REQUEST
Repeat the material exactly from its first line to the line that includes "const yTicks = [50, 100, 150, 200, 250];". Skip pictures.

RECORDS FOR THIS EXERCISE
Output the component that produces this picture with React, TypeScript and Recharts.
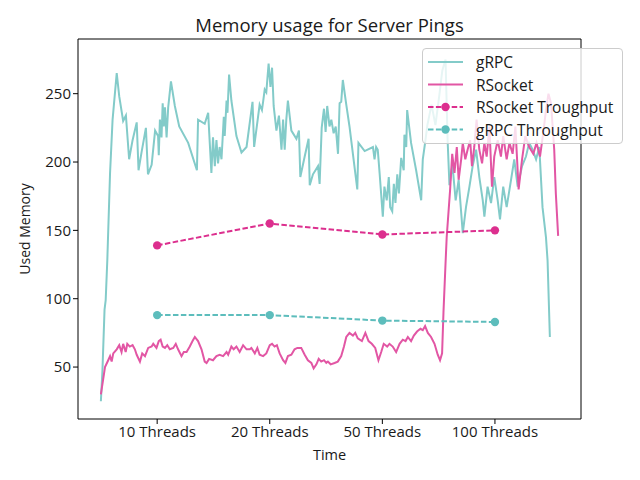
import React from 'react';
import { LineChart, Line, XAxis, YAxis, Legend, ReferenceLine } from 'recharts';

// ---- Data ----
const threadLabels = ['10 Threads', '20 Threads', '50 Threads', '100 Threads'];
const threadPositions = [24.5, 73.5, 122.5, 171.5];
const rsocketThroughput = [139, 155, 147, 150];
const grpcThroughput = [88, 88, 84, 83];
const yTicks = [50, 100, 150, 200, 250];

// [sample index, used memory]
const grpcSamples: [number, number][] = [
  [0, 25], [0.7, 48], [1.6, 92], [2.1, 99], [2.8, 128], [4.0, 192], [5.1, 231], [6.9, 265],
  [8.0, 248], [9.7, 230], [10.9, 234], [12.3, 202], [13.8, 216], [15.6, 229], [16.4, 194],
  [17.7, 207], [19.6, 225], [20.5, 191], [22.1, 198], [23.6, 223], [24.9, 219], [25.2, 205],
  [25.7, 231], [26.4, 218], [26.9, 243], [27.4, 226], [27.9, 240], [28.6, 218], [29.3, 240],
  [30.5, 259], [32.2, 241], [34.1, 226], [38.0, 214], [41.8, 194], [42.3, 231], [45.2, 228],
  [46.7, 236], [47.1, 223], [48.1, 192], [48.8, 218], [49.6, 197], [50.3, 216], [51.0, 199],
  [51.7, 211], [52.5, 202], [53.5, 233], [53.9, 219], [54.7, 245], [55.1, 236], [55.8, 264],
  [56.8, 245], [59.0, 219], [61.2, 207], [63.4, 211], [66.0, 244], [66.7, 211], [69.1, 242],
  [70.1, 238], [70.6, 244], [71.3, 253], [72.0, 251], [73.0, 272], [73.8, 255], [74.5, 269],
  [75.2, 241], [76.4, 223], [77.5, 234], [78.6, 209], [79.3, 231], [80.0, 209], [80.7, 231],
  [81.4, 245], [82.9, 223], [85.1, 217], [86.2, 223], [86.8, 189], [88.7, 204], [90.4, 217],
  [90.9, 183], [92.3, 191], [94.5, 197], [95.2, 184], [96.1, 225], [97.1, 239], [97.8, 222],
  [98.5, 241], [99.5, 226], [100.3, 231], [101.3, 221], [102.2, 226], [103.2, 206], [103.9, 243],
  [104.6, 244], [105.3, 260], [106.8, 242], [108.2, 226], [111.6, 180], [112.1, 214], [114.8, 208],
  [118.4, 211], [119.1, 202], [119.8, 211], [120.5, 209], [121.3, 192], [122.7, 160], [123.4, 182],
  [124.4, 172], [125.3, 189], [125.9, 167], [126.8, 164], [127.5, 184], [128.2, 170], [129.0, 191],
  [129.7, 177], [130.7, 203], [131.8, 194], [132.1, 220], [132.9, 211], [133.3, 238], [135.0, 214],
  [137.2, 194], [139.4, 172], [140.1, 202], [141.1, 214], [142.1, 227], [143.9, 242], [145.6, 227],
  [147.3, 249], [148.6, 267], [150.0, 275], [150.9, 216], [151.7, 183], [153.0, 198], [154.4, 172],
  [155.7, 187], [157.5, 148], [158.9, 167], [160.4, 182], [161.8, 197], [163.3, 209], [164.7, 189],
  [166.2, 172], [166.9, 160], [168.3, 182], [169.8, 170], [171.2, 189], [172.7, 172], [173.7, 158],
  [175.1, 182], [176.6, 167], [178.5, 187], [179.9, 202], [181.4, 182], [183.3, 197], [185.0, 204],
  [186.4, 214], [187.9, 209], [189.4, 202], [190.8, 211], [192.2, 167], [193.7, 145], [194.4, 128],
  [195.4, 72],
];

const rsocketSamples: [number, number][] = [
  [0, 30], [1.0, 41], [1.8, 50], [3.2, 55], [4.0, 58], [4.7, 54], [5.4, 60], [6.9, 63], [8.0, 66],
  [9.0, 61], [9.7, 67], [10.8, 61], [11.5, 67], [12.6, 65], [13.8, 66], [14.8, 63], [15.6, 59],
  [17.0, 54], [18.0, 60], [19.2, 58], [20.6, 64], [22.1, 65], [22.8, 67], [24.2, 64], [25.2, 69],
  [26.0, 70], [26.9, 65], [27.9, 64], [28.9, 66], [30.0, 63], [31.5, 64], [32.6, 67], [33.6, 63],
  [35.1, 58], [36.1, 61], [37.3, 61], [38.7, 65], [39.9, 69], [40.9, 72], [42.3, 69], [43.8, 63],
  [45.2, 54], [46.0, 53], [47.1, 56], [48.8, 55], [50.3, 58], [51.7, 59], [53.2, 58], [54.7, 61],
  [55.4, 59], [56.8, 65], [57.8, 63], [59.0, 65], [60.4, 61], [61.9, 66], [63.4, 63], [64.8, 63],
  [65.5, 64], [67.0, 60], [68.1, 64], [69.1, 59], [70.6, 58], [72.0, 60], [73.5, 66], [74.5, 67],
  [75.6, 65], [76.6, 66], [77.8, 60], [79.3, 55], [80.3, 53], [81.4, 58], [82.9, 59], [84.3, 63],
  [85.5, 64], [87.2, 64], [88.7, 59], [90.1, 55], [91.6, 53], [92.6, 49], [93.8, 52], [94.8, 56],
  [95.9, 54], [97.1, 55], [98.1, 53], [98.8, 54], [100.0, 52], [101.7, 53], [103.1, 54], [104.6, 58],
  [105.8, 65], [106.8, 72], [108.2, 75], [109.7, 73], [110.7, 75], [111.8, 71], [113.6, 69],
  [115.1, 75], [116.5, 69], [117.9, 67], [119.4, 64], [120.8, 55], [122.0, 61], [123.1, 67],
  [124.6, 65], [125.6, 67], [127.0, 65], [128.5, 61], [130.0, 67], [131.4, 70], [132.6, 69],
  [133.6, 72], [135.0, 69], [136.2, 73], [137.6, 76], [139.1, 78], [140.1, 77], [141.1, 80],
  [142.3, 75], [143.7, 72], [145.2, 67], [146.6, 59], [147.6, 55], [148.5, 60], [149.1, 90],
  [150.0, 126], [150.5, 145], [152.0, 180], [152.9, 206], [153.9, 192], [154.9, 211], [155.7, 187],
  [156.8, 202], [157.5, 214], [158.6, 202], [159.6, 209], [160.7, 216], [161.5, 197], [162.5, 211],
  [163.5, 231], [164.7, 209], [165.9, 199], [166.9, 214], [167.9, 204], [169.1, 226], [170.2, 182],
  [171.2, 204], [172.7, 216], [174.1, 204], [175.1, 219], [176.6, 202], [177.8, 214], [179.2, 206],
  [180.4, 226], [181.8, 180], [183.3, 202], [184.7, 219], [186.4, 211], [188.2, 206], [189.6, 214],
  [191.1, 204], [192.5, 221], [193.7, 238], [194.8, 250], [195.9, 243], [196.6, 226], [197.3, 209],
  [198.0, 177], [199.0, 146],
];

// ---- Styling ----
const GRPC_LINE = '#83cbc9';
const RSOCKET_LINE = '#e256a4';
const RSOCKET_TP = '#dc2f8e';
const GRPC_TP = '#5dbdbc';
const FONT = '"Open Sans", Lato, sans-serif';
const TEXT = '#1a1a1a';

const xMin = 0;
const xMax = 199;
const pad = (xMax - xMin) * 0.05;
const X_DOMAIN: [number, number] = [xMin - pad, xMax + pad];
const Y_DOMAIN: [number, number] = [12, 290];

const grpcData = grpcSamples.map(([x, y]) => ({ x, y }));
const rsocketData = rsocketSamples.map(([x, y]) => ({ x, y }));
const rsocketTpData = threadPositions.map((x, i) => ({ x, y: rsocketThroughput[i] }));
const grpcTpData = threadPositions.map((x, i) => ({ x, y: grpcThroughput[i] }));

const legendItems = [
  { name: 'gRPC', color: GRPC_LINE, dashed: false, marker: false },
  { name: 'RSocket', color: RSOCKET_LINE, dashed: false, marker: false },
  { name: 'RSocket Troughput', color: RSOCKET_TP, dashed: true, marker: true },
  { name: 'gRPC Throughput', color: GRPC_TP, dashed: true, marker: true },
];

function LegendBox() {
  const rowY = [14, 36.5, 59, 81.5];
  return (
    <div
      style={{
        width: 201,
        height: 96,
        boxSizing: 'border-box',
        border: '1px solid #cccccc',
        borderRadius: 4,
        background: 'rgba(255,255,255,0.8)',
        position: 'relative',
      }}
    >
      <svg width={201} height={96} style={{ position: 'absolute', left: -1, top: -1 }}>
        {legendItems.map((it, i) => (
          <g key={it.name}>
            <line
              x1={6}
              x2={41}
              y1={rowY[i]}
              y2={rowY[i]}
              stroke={it.color}
              strokeWidth={2}
              strokeDasharray={it.dashed ? '5.5 2.4' : undefined}
            />
            {it.marker && <circle cx={23.5} cy={rowY[i]} r={4.2} fill={it.color} />}
            <text
              x={54}
              y={rowY[i]}
              dominantBaseline="central"
              fontSize={15.5}
              fontFamily={FONT}
              fill={TEXT}
            >
              {it.name}
            </text>
          </g>
        ))}
      </svg>
    </div>
  );
}

export default function App() {
  return (
    <div style={{ position: 'absolute', left: 0, top: 0, width: 640, height: 480, background: '#fff' }}>
      <svg
        width={640}
        height={40}
        style={{ position: 'absolute', left: 0, top: 0, zIndex: 1, pointerEvents: 'none' }}
      >
        <text
          x={329.5}
          y={24}
          textAnchor="middle"
          dominantBaseline="central"
          fontSize={18.5}
          fontFamily={FONT}
          fill={TEXT}
        >
          Memory usage for Server Pings
        </text>
      </svg>
      <LineChart
        width={640}
        height={480}
        margin={{ top: 39, right: 59, bottom: 0, left: 0 }}
        style={{ fontFamily: FONT }}
      >
        <XAxis
          type="number"
          dataKey="x"
          domain={X_DOMAIN}
          ticks={threadPositions}
          tickFormatter={(v: number) => threadLabels[threadPositions.indexOf(v)] ?? ''}
          height={61}
          tickSize={5}
          tick={{ fontSize: 15, fill: TEXT, fontFamily: FONT }}
          axisLine={{ stroke: '#000', strokeWidth: 1 }}
          tickLine={{ stroke: '#000' }}
          allowDataOverflow
          interval={0}
          label={{
            content: (p: any) => {
              const vb = p.viewBox || {};
              return (
                <text
                  x={vb.x + vb.width / 2}
                  y={454}
                  textAnchor="middle"
                  dominantBaseline="central"
                  fontSize={14.5}
                  fontFamily={FONT}
                  fill={TEXT}
                >
                  Time
                </text>
              );
            },
          }}
        />
        <YAxis
          type="number"
          domain={Y_DOMAIN}
          ticks={yTicks}
          width={78}
          tickSize={5}
          tick={{ fontSize: 15, fill: TEXT, fontFamily: FONT }}
          axisLine={{ stroke: '#000', strokeWidth: 1 }}
          tickLine={{ stroke: '#000' }}
          allowDataOverflow
          interval={0}
          label={{
            content: (p: any) => {
              const vb = p.viewBox || {};
              const cy = vb.y + vb.height / 2;
              return (
                <text
                  x={24}
                  y={cy}
                  transform={`rotate(-90 24 ${cy})`}
                  textAnchor="middle"
                  dominantBaseline="central"
                  fontSize={14}
                  fontFamily={FONT}
                  fill={TEXT}
                >
                  Used Memory
                </text>
              );
            },
          }}
        />
        <ReferenceLine y={Y_DOMAIN[1]} stroke="#000" strokeWidth={1} ifOverflow="visible" />
        <ReferenceLine x={X_DOMAIN[1]} stroke="#000" strokeWidth={1} ifOverflow="visible" />
        <Line
          data={grpcData}
          dataKey="y"
          name="gRPC"
          type="linear"
          stroke={GRPC_LINE}
          strokeWidth={2}
          dot={false}
          activeDot={false}
          isAnimationActive={false}
        />
        <Line
          data={rsocketData}
          dataKey="y"
          name="RSocket"
          type="linear"
          stroke={RSOCKET_LINE}
          strokeWidth={2}
          dot={false}
          activeDot={false}
          isAnimationActive={false}
        />
        <Line
          data={rsocketTpData}
          dataKey="y"
          name="RSocket Troughput"
          type="linear"
          stroke={RSOCKET_TP}
          strokeWidth={2}
          strokeDasharray="5.5 2.4"
          dot={{ r: 4.2, fill: RSOCKET_TP, stroke: RSOCKET_TP, strokeWidth: 0, strokeDasharray: '' }}
          activeDot={false}
          isAnimationActive={false}
        />
        <Line
          data={grpcTpData}
          dataKey="y"
          name="gRPC Throughput"
          type="linear"
          stroke={GRPC_TP}
          strokeWidth={2}
          strokeDasharray="5.5 2.4"
          dot={{ r: 4.2, fill: GRPC_TP, stroke: GRPC_TP, strokeWidth: 0, strokeDasharray: '' }}
          activeDot={false}
          isAnimationActive={false}
        />
        <Legend
          layout="vertical"
          align="center"
          verticalAlign="middle"
          wrapperStyle={{ left: 422, top: 48, width: 201, height: 96 }}
          content={() => <LegendBox />}
        />
      </LineChart>
    </div>
  );
}
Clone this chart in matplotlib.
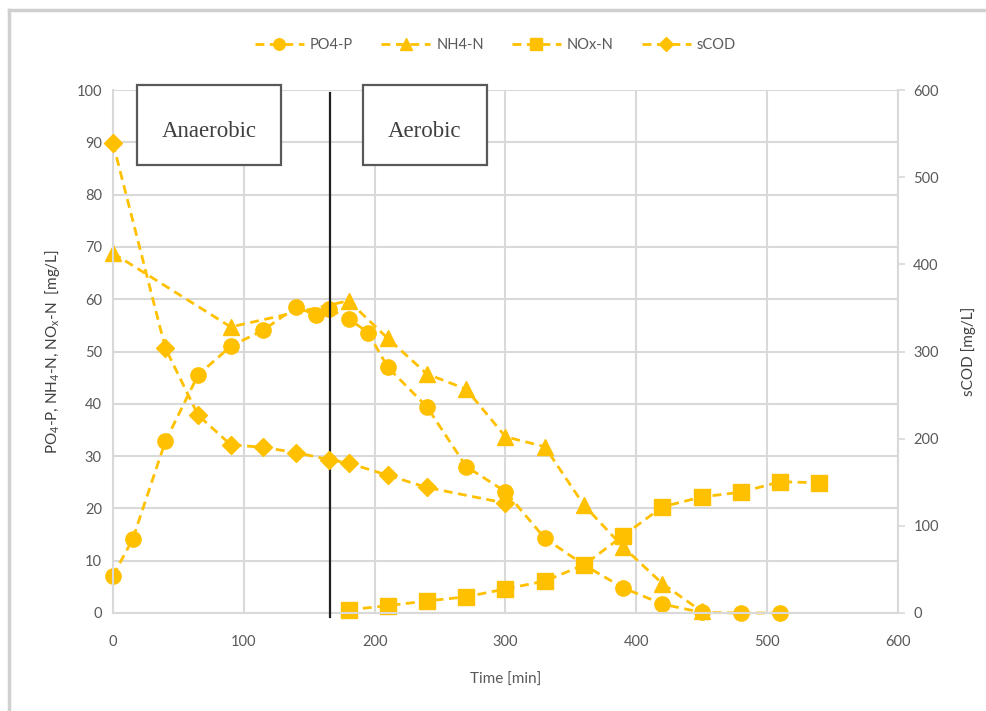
import matplotlib
matplotlib.use("Agg")
import matplotlib.pyplot as plt
from matplotlib.lines import Line2D
from matplotlib.patches import Rectangle

plt.rcParams['font.family'] = ['Lato', 'DejaVu Sans']
plt.rcParams['mathtext.fontset'] = 'custom'
plt.rcParams['mathtext.rm'] = 'Lato'
plt.rcParams['mathtext.it'] = 'Lato'

# ---- data ----
po4_t = [0, 15, 40, 65, 90, 115, 140, 155, 165, 180, 195, 210, 240, 270, 300, 330, 360, 390, 420, 450, 480, 510]
po4_v = [7.1, 14.1, 32.8, 45.5, 51.0, 54.1, 58.5, 57.0, 58.1, 56.3, 53.6, 47.0, 39.4, 28.0, 23.2, 14.3, 9.2, 4.8, 1.7, 0.1, 0.0, 0.0]

nh4_t = [0, 90, 180, 210, 240, 270, 300, 330, 360, 390, 420, 450]
nh4_v = [68.8, 54.7, 59.7, 52.5, 45.7, 42.8, 33.7, 31.8, 20.6, 12.6, 5.6, 0.3]

nox_t = [180, 210, 240, 270, 300, 330, 360, 390, 420, 450, 480, 510, 540]
nox_v = [0.6, 1.4, 2.3, 3.1, 4.6, 6.1, 9.2, 14.8, 20.3, 22.2, 23.1, 25.1, 24.9]

scod_t = [0, 40, 65, 90, 115, 140, 165, 180, 210, 240, 300]
scod_v = [539, 304, 227, 193, 190, 184, 176, 172, 158, 144, 126]

phase_boundary = 166
x_ticks = [0, 100, 200, 300, 400, 500, 600]
left_ticks = list(range(0, 101, 10))
right_ticks = list(range(0, 601, 100))

COLOR = '#FFC000'
GRID = '#D9D9D9'
TXT = '#595959'

fig = plt.figure(figsize=(9.87, 7.11), dpi=100)
ax = fig.add_axes([113/987, 1-613/711, 785/987, 523/711])
ax2 = ax.twinx()

common = dict(color=COLOR, lw=2.0, ls=(0, (3.2, 2.0)), markersize=11, clip_on=False)
l1, = ax.plot(po4_t, po4_v, marker='o', label='PO4-P', **common)
l2, = ax.plot(nh4_t, nh4_v, marker='^', label='NH4-N', **common)
l3, = ax.plot(nox_t, nox_v, marker='s', label='NOx-N', **common)
l4, = ax2.plot(scod_t, scod_v, marker='D', label='sCOD', color=COLOR, lw=2.0,
               ls=(0, (3.2, 2.0)), markersize=9, clip_on=False)

ax.set_xlim(0, 600)
ax.set_ylim(0, 100)
ax2.set_ylim(0, 600)
ax.set_xticks(x_ticks)
ax.set_yticks(left_ticks)
ax2.set_yticks(right_ticks)

ax.grid(True, color=GRID, lw=1.5)
ax.set_axisbelow(True)
for a in (ax, ax2):
    for s in a.spines.values():
        s.set_visible(False)
ax.spines['left'].set_visible(True)
ax.spines['bottom'].set_visible(True)
ax.spines['left'].set_color(GRID)
ax.spines['bottom'].set_color(GRID)
ax.spines['left'].set_linewidth(1.5)
ax.spines['bottom'].set_linewidth(1.5)
ax2.spines['right'].set_visible(True)
ax2.spines['right'].set_color(GRID)
ax2.spines['right'].set_linewidth(1.5)

ax.tick_params(axis='y', length=0, labelsize=10.5, colors=TXT, pad=8)
ax.tick_params(axis='x', length=0, labelsize=10.5, colors=TXT, pad=16)
ax2.tick_params(axis='y', length=5, width=1.2, color=GRID, labelsize=10.5, labelcolor=TXT, pad=6)

ax.set_xlabel('Time [min]', fontsize=11, color=TXT, labelpad=17)
ax.set_ylabel('PO$_4$-P, NH$_4$-N, NO$_x$-N  [mg/L]', fontsize=11, color='#404040', labelpad=10)
ax2.set_ylabel('sCOD [mg/L]', fontsize=11, color='#404040', labelpad=16)

# phase boundary line
ax.plot([phase_boundary, phase_boundary], [99.5, -0.8], color='#202020', lw=1.6, clip_on=False, zorder=5)

# phase boxes
for x0, x1, label in [(0.0306, 0.214, 'Anaerobic'), (0.3185, 0.4764, 'Aerobic')]:
    r = Rectangle((x0, 0.857), x1 - x0, 0.153, transform=ax.transAxes, fill=True,
                  facecolor='white', edgecolor='#595959', lw=1.6, clip_on=False, zorder=6)
    ax.add_patch(r)
    ax.text((x0 + x1) / 2, 0.857 + 0.153 / 2 - 0.012, label, transform=ax.transAxes,
            ha='center', va='center', fontsize=16.5, family='Liberation Serif',
            color='#404040', zorder=7)

# legend
handles = [l1, l2, l3, l4]
leg = fig.legend(handles, [h.get_label() for h in handles], loc='center',
                 bbox_to_anchor=(0.502, 0.937), ncol=4, frameon=False,
                 fontsize=10.5, handlelength=3.4, columnspacing=1.9, handletextpad=0.4,
                 markerscale=0.75)
for t in leg.get_texts():
    t.set_color(TXT)

# outer border (top & left edge)
fig.add_artist(Line2D([9/987, 9/987], [0, 1-10/711], transform=fig.transFigure, color='#D0D0D0', lw=2.5))
fig.add_artist(Line2D([9/987, 1], [1-10/711, 1-10/711], transform=fig.transFigure, color='#D0D0D0', lw=2.5))

fig.savefig('out.png', dpi=100)
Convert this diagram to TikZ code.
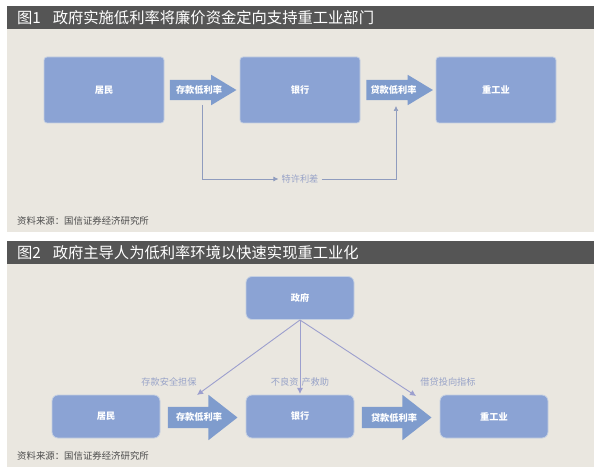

ANSWER BELOW
Output the component that produces this picture with React, TypeScript and Recharts.
import React from 'react';
import { LineChart, Line, XAxis, YAxis, Legend, ReferenceLine } from 'recharts';

// ---- Data ----
const threadLabels = ['10 Threads', '20 Threads', '50 Threads', '100 Threads'];
const threadPositions = [24.5, 73.5, 122.5, 171.5];
const rsocketThroughput = [139, 155, 147, 150];
const grpcThroughput = [88, 88, 84, 83];
const yTicks = [50, 100, 150, 200, 250];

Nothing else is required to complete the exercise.